[Recorded data]
┄┄┄┄┄┄┄┄┄┄

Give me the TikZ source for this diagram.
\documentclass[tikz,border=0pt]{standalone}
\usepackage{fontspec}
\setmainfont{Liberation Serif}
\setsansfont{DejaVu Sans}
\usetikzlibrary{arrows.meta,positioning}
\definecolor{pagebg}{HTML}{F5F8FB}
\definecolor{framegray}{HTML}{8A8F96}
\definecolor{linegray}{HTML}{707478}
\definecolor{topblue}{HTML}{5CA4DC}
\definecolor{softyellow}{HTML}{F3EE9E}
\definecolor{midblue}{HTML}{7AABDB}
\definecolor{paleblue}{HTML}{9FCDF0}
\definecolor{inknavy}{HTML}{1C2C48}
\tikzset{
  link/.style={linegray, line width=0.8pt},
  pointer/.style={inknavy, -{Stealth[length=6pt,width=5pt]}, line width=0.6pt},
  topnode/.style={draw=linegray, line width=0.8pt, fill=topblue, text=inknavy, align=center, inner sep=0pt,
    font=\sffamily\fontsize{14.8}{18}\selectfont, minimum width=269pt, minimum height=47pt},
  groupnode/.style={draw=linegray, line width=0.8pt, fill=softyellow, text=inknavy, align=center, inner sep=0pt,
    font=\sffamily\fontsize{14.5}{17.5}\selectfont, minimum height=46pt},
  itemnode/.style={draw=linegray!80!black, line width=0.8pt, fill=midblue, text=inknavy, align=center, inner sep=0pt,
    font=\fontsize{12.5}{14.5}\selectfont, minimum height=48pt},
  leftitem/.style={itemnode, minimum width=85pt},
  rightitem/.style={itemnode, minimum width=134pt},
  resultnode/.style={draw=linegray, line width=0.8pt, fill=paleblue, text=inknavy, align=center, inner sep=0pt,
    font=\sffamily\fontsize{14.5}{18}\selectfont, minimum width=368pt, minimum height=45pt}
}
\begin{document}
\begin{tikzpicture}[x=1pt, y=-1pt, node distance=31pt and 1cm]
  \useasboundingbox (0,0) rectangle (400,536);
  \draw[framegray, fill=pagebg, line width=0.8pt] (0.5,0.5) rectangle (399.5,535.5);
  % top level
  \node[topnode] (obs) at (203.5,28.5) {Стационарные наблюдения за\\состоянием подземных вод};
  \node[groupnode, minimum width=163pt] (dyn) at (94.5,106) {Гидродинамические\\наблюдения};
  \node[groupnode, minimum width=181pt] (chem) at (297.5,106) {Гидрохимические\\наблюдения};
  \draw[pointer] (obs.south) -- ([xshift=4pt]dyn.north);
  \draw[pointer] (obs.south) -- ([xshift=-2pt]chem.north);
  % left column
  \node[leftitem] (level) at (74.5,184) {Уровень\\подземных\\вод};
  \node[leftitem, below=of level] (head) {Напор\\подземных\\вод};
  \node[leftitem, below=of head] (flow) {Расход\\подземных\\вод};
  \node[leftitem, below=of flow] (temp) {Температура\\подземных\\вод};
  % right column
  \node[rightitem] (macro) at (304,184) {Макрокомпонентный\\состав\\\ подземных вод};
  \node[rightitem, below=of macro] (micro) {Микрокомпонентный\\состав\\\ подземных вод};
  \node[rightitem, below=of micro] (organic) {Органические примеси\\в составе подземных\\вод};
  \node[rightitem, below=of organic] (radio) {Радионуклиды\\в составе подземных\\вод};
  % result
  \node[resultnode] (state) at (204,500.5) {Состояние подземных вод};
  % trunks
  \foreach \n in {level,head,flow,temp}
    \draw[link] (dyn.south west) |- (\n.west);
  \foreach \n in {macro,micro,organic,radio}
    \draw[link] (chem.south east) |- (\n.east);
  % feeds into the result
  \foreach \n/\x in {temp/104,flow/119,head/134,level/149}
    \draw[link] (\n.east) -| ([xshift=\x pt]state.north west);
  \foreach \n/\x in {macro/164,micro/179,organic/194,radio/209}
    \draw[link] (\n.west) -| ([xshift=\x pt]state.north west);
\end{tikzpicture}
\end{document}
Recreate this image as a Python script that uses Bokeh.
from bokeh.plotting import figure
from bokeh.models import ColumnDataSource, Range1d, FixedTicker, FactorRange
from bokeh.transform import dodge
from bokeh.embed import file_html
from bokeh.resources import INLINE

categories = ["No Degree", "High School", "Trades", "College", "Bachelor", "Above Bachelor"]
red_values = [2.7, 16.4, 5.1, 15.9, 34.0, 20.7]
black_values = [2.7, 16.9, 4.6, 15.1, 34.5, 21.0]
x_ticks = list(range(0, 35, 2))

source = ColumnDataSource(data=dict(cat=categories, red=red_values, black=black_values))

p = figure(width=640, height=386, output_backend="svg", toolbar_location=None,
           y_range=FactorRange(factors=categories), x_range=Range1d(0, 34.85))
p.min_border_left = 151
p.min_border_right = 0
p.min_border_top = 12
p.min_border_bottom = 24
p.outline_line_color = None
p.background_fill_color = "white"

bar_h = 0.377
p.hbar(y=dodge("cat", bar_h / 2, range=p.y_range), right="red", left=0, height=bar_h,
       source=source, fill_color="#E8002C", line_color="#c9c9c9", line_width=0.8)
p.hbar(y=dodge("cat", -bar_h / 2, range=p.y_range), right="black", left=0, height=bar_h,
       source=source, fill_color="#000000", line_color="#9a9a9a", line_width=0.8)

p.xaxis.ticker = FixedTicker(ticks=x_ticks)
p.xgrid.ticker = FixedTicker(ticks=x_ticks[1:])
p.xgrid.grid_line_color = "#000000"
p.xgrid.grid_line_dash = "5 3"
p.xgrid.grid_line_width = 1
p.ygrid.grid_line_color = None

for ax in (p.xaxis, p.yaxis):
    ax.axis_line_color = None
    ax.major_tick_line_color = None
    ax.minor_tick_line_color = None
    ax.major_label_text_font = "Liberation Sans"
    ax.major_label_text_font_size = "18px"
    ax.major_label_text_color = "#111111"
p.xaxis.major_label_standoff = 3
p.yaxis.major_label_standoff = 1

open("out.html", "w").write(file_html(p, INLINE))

┄┄┄┄┄┄┄┄┄┄

*What the task asks*
Report every line containing the word "this" from the listing above.

*Written response*
Give me the TikZ source for this diagram.
Recreate this image as a Python script that uses Bokeh.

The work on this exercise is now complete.